Oil Spill Continues To Wash Ashore In Gulf, BP Deep-Cleaning Beaches In Response
Saturday, November 20, 2010
Individual spill rates of 'seeps' are much lower than the G U S H I N G from the Deepwater Horizon blowout. As well, these much smaller 'seeps' are dispersed around the Gulf, so that the amount of oil released from each 'seep' degrades quickly.
With BP's Deepwater Horizon blowout, the oil all G U S H E D out at the same time, in the same place. "Natural" 'seeps' occur spaced out, a bit at a time, over a wide geography -- The oceans can degrade small amounts of oil 'seeps' within 5 days, continually. Water in one location can only degrade so much oil at a time; the Deepwater Horizon blowout overwhelmed the ocean's natural oil-coping mechanisms.

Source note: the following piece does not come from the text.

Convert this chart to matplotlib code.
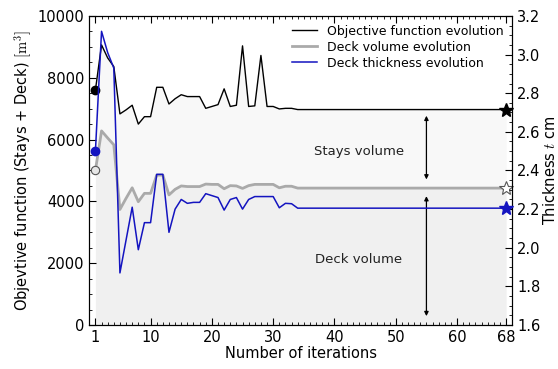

Strong oil seeps can lead to increased microbial productivity (as those bacteria break down more abundant oil) and result in some local hypoxia (lack of oxygen) on the ocean floor, but not to the point of causing large dead zones. Further, individual seeps are not always active and the release rate can even vary considerably during a single day and from day to day. As a result, only a small area around a seep is ever actually exposed to "fresh," un-degraded oil, and that is when it is most toxic.
What we know as "oil" is actually a varying combination of thousands of different compounds. Many of these react differently and have different fates when released into the water: some molecules evaporate, others degrade in sunlight ("photolysis"), some dissolve in seawater, some get eaten by microbes, and others sink and end up in sediments. That is, if they don't wash up on a beach or become entrained in the biosphere first.
The BP blowout in the Gulf of Mexico is an ELE (Extinction Level Event).
We were already driving the Sixth Great Extinction before the BP blowout in the Gulf -- We are a very careless species.